The liberal candidate, "green" capitalist Levi Tillemann, had previously denounced Hoyer's intervention and released notes of their discussion, but the tape recording provides a more detailed picture of the electoral strategy being pursued by the Democratic Party leadership in 2018.
With Crow engaged in a primary contest against two more liberal opponents, Tillemann and David Aarestad, a lawyer for the University of Colorado and health care activist, the Democratic Congressional Campaign Committee (DCCC) gave Crow its highest token of support, designating his candidacy as part of the "Red to Blue" campaign. The DCCC has poured money into the district to support him.
Aarestad withdrew from the race last month under pressure from Washington, but Tillemann has refused to do so.
The recording is from a face-to-face meeting at the Denver Hilton between Hoyer and Tillemann. Hoyer can be heard saying, "Staying out of primaries sounds small-D democratic, very intellectual and very interesting. But it was clear that it was our policy and our hope that we could, early on, try to come to an agreement on a candidate that we thought could win the general, and to give that candidate all the help we could give them."

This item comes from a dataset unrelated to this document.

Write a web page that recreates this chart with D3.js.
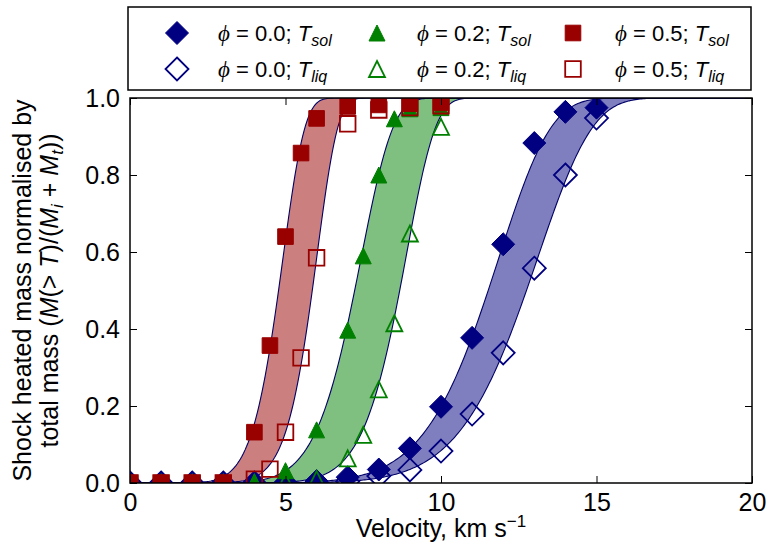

Hoyer has personally given $4,000 to Crow's campaign, while his AmeriPac political action committee has donated $10,000. Other big money Democrats have backed Crow, swelling his campaign coffers to $1,260,000 as of the latest filing with the Federal Election Commission, on March 31. Tillemann, a developer of electric vehicles and former adviser to the Obama Energy Department, has raised $278,000, while Aarestad had raised $139,000 before withdrawing.

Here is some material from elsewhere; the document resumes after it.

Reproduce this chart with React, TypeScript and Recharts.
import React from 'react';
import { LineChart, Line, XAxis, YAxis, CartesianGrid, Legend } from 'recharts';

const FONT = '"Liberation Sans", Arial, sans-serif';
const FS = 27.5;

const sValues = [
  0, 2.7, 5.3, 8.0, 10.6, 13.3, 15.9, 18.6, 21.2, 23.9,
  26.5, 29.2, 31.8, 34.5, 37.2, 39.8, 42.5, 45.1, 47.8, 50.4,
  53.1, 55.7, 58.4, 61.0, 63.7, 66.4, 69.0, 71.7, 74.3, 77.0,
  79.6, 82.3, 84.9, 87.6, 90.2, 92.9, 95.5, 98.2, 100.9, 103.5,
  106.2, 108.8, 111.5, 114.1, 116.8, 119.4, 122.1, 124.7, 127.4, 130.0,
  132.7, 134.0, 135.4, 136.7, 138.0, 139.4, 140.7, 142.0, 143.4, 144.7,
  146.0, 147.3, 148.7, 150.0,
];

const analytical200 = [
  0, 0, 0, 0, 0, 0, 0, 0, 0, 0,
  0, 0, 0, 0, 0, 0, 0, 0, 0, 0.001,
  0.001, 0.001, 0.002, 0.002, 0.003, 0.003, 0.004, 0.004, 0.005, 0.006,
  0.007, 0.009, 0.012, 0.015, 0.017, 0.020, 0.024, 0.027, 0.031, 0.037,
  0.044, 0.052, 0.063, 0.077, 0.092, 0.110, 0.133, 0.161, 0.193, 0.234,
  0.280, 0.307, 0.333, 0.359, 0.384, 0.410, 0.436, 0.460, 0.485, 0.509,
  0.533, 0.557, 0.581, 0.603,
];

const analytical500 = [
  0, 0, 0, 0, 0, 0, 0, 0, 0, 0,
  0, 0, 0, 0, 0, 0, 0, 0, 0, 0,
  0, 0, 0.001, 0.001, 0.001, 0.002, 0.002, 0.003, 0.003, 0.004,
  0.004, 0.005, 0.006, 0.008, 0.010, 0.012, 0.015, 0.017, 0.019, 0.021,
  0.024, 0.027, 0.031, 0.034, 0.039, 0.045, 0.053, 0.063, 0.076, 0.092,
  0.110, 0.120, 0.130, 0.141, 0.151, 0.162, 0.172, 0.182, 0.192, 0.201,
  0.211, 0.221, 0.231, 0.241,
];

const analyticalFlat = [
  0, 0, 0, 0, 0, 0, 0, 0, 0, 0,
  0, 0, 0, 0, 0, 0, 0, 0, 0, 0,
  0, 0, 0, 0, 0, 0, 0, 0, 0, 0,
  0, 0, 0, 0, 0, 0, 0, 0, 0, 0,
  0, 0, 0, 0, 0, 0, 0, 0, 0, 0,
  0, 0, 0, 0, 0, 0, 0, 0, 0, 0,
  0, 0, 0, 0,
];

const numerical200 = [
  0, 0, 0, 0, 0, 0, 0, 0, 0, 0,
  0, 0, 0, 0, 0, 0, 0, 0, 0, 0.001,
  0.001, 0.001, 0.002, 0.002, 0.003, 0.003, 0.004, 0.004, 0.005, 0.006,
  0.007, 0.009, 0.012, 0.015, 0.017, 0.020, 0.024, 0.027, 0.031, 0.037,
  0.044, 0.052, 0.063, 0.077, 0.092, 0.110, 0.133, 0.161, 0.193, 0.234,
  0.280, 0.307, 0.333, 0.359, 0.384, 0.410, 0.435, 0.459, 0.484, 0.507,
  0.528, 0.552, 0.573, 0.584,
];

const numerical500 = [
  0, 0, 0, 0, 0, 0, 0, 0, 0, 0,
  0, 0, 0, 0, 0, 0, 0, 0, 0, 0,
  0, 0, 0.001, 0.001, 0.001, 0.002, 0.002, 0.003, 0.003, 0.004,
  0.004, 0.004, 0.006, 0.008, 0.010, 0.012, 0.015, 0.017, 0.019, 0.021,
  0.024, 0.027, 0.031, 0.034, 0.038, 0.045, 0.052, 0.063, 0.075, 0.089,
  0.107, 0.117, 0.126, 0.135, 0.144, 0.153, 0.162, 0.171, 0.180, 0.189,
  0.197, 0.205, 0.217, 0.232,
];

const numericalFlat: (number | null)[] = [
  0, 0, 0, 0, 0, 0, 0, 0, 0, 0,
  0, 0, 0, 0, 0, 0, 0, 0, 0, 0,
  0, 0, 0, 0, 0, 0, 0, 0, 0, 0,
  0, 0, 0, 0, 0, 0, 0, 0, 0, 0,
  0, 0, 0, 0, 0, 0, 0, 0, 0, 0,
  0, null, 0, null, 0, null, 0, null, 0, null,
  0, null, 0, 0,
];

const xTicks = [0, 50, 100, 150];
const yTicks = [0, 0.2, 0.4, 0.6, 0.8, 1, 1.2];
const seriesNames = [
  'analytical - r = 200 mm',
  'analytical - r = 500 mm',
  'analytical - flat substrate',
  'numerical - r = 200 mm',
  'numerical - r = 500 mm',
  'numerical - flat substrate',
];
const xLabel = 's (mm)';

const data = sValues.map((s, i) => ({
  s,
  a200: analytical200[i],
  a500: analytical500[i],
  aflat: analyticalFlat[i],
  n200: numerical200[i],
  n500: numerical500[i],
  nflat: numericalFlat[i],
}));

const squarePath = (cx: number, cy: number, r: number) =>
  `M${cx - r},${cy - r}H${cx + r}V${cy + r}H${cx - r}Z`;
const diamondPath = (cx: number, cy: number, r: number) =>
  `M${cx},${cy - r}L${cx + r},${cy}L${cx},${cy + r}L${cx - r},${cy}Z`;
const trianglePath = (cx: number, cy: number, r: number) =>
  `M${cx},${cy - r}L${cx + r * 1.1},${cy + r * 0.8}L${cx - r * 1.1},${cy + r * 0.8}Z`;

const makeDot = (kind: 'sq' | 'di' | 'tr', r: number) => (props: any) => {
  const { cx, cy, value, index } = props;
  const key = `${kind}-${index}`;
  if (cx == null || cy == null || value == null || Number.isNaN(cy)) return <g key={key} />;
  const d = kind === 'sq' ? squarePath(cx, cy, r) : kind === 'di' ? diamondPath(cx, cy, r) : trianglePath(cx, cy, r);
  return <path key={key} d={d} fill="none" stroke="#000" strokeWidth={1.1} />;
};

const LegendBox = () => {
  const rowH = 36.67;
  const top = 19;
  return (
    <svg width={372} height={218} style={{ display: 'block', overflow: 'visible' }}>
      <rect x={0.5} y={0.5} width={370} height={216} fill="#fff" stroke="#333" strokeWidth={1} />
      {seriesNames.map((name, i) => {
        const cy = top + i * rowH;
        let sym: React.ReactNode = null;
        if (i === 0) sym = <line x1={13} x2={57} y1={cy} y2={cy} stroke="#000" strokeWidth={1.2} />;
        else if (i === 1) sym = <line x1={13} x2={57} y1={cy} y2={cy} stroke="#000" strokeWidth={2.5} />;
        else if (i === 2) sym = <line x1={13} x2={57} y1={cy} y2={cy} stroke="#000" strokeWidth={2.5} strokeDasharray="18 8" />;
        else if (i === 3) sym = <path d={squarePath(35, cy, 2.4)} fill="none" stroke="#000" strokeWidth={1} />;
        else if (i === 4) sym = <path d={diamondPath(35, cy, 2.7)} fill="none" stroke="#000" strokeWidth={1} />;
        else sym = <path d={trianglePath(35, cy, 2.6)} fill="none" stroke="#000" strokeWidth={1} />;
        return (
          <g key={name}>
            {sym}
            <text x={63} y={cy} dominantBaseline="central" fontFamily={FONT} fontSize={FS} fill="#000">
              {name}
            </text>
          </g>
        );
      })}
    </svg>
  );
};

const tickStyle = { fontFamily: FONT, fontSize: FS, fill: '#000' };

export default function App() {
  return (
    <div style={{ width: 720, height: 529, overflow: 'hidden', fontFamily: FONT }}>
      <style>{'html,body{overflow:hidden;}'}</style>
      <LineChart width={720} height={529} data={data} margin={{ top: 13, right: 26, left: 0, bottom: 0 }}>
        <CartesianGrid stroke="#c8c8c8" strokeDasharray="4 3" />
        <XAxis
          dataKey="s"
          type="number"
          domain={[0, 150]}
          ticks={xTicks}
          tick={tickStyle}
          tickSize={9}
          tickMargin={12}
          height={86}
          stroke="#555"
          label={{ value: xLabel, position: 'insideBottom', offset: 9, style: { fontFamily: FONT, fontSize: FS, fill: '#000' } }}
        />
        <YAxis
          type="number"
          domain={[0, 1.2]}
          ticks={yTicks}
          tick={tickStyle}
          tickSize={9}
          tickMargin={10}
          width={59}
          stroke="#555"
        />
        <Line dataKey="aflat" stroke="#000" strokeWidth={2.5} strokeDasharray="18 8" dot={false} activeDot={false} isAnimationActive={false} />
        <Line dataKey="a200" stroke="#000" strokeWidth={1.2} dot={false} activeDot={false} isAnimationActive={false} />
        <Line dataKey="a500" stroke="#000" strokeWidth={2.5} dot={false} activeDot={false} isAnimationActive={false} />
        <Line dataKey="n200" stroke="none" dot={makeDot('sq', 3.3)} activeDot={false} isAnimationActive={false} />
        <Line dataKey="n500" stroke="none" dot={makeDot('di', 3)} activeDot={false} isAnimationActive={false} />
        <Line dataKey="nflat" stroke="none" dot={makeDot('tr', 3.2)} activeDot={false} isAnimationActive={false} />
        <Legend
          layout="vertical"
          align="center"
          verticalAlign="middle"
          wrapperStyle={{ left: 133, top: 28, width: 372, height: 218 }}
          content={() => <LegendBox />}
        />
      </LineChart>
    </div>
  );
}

Similar interventions have been reported in Democratic primary campaigns in Texas, Florida, New York, Pennsylvania, Nebraska, Minnesota, California and other states. In virtually every case, the party leadership has favored the more right-wing candidate against those who described themselves as "progressives" or hailed from the Bernie Sanders wing of the party.

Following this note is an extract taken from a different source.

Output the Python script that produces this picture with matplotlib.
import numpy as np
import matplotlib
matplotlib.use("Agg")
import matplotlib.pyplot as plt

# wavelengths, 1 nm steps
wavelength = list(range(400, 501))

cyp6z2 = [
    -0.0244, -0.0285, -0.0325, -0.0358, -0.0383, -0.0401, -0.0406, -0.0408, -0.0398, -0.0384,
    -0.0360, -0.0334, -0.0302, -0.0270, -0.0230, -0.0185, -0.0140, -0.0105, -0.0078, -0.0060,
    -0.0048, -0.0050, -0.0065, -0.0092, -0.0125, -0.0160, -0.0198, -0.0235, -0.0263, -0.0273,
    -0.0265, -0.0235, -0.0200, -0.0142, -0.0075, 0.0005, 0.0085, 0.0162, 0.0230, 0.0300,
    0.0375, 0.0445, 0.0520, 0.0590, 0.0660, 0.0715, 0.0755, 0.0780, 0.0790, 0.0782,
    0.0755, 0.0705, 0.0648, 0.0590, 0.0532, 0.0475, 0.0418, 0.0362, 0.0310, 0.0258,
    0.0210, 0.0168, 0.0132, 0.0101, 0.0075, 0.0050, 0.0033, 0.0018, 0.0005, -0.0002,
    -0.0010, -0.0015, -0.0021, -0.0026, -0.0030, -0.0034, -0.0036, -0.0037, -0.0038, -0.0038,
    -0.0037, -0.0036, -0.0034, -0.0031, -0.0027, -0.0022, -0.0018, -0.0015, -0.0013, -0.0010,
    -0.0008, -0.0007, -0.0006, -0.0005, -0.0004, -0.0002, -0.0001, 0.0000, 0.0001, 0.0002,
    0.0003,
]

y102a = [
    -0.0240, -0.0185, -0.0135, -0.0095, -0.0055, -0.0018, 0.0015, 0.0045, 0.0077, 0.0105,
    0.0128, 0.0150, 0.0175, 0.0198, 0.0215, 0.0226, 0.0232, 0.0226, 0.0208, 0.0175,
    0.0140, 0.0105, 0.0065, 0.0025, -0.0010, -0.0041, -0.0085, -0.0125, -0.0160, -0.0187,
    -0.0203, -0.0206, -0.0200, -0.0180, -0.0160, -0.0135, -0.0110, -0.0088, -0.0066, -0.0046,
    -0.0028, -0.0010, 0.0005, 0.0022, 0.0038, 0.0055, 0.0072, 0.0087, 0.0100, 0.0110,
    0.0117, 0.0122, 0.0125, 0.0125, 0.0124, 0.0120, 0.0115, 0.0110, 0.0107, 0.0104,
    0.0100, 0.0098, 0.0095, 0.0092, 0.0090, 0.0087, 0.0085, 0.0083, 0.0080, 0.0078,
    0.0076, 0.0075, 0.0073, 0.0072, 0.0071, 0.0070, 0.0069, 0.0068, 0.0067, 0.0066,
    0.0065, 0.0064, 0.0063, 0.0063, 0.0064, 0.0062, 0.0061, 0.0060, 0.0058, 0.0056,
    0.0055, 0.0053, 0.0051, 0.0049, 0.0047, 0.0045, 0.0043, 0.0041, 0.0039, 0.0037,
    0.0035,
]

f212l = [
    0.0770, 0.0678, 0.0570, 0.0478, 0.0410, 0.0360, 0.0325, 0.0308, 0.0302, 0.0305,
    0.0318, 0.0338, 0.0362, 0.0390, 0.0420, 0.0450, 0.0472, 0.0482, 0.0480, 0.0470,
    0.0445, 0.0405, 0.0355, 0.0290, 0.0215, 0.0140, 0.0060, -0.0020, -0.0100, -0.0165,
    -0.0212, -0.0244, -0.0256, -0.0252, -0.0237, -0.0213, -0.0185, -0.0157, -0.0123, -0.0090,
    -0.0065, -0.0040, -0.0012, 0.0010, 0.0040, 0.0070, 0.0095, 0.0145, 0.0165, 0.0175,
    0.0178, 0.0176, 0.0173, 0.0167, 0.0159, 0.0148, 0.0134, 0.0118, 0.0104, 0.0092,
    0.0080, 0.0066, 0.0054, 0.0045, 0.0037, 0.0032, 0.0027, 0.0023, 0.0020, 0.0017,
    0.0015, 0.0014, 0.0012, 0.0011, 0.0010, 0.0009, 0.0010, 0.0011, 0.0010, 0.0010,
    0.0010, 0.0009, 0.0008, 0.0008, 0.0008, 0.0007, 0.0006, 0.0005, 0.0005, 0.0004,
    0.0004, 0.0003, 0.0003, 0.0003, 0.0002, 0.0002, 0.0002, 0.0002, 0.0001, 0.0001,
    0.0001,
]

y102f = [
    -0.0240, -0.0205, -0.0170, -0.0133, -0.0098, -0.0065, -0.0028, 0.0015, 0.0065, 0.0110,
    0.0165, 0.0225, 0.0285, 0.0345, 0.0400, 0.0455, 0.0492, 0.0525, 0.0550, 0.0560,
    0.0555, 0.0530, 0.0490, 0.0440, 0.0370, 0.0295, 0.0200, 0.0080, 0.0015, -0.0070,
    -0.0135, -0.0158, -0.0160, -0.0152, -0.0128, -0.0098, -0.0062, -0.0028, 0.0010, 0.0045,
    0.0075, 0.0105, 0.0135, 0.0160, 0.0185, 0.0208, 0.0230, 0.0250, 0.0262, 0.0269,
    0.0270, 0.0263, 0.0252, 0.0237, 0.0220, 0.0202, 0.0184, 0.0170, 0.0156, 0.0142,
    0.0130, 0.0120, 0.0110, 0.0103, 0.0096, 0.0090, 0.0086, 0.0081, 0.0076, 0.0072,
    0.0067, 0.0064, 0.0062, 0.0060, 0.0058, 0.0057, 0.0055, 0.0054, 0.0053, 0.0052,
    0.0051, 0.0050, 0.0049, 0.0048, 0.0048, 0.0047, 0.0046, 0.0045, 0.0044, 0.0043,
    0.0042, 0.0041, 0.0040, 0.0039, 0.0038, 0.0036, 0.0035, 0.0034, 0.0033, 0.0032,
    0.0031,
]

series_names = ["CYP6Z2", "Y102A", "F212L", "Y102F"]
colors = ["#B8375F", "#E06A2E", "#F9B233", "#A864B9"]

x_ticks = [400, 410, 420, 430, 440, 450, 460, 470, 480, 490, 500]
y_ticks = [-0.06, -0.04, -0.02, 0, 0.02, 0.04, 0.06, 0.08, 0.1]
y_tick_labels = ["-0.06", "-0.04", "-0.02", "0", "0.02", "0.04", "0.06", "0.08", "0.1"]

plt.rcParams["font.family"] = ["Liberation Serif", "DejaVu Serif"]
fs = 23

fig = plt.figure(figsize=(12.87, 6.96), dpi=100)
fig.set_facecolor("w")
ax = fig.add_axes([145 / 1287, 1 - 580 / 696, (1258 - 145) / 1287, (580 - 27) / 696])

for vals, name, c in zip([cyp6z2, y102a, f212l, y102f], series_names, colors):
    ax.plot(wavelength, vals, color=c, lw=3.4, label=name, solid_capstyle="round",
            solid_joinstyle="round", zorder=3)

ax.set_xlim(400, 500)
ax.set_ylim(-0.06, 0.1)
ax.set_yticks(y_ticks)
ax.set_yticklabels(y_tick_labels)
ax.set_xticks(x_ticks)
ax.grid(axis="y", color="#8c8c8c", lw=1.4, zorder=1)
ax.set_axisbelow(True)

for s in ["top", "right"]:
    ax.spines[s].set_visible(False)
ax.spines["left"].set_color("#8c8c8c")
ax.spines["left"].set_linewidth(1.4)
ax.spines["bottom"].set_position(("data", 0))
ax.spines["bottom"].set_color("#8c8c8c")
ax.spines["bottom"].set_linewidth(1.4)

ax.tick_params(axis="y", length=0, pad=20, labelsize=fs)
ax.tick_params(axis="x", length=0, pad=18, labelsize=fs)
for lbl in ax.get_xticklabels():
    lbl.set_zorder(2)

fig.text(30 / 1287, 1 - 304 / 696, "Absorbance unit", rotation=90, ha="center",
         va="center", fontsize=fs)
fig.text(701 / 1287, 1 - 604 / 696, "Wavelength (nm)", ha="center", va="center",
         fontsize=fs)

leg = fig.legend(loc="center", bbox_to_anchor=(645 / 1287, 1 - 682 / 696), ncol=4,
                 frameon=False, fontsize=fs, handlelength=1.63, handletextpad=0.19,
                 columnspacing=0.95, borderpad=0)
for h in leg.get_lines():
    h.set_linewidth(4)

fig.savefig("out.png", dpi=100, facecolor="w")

The transcript of the Hoyer-Tillemann conversation deserves quotation at some length, because it gives a glimpse of the ruthlessness and unvarnished cynicism of the Democratic Party leadership:
Hoyer: Levi, obviously I wanted to talk to you about this congressional race.
Tillemann: You would like me to get out of the race.
Hoyer: You keep saying I would like you to get out, and of course that's correct.
Tillemann: I know you're fundraising for Crow.
Hoyer: Yeah. I'm for Crow. I am for Crow because a judgment was made very early on. I didn't participate in the decision.
Tillemann: So your position is a decision was made very early on before voters had a say. That's fine because the DCCC knows better than the voters of the Sixth Congressional District, and we should line up behind that candidate.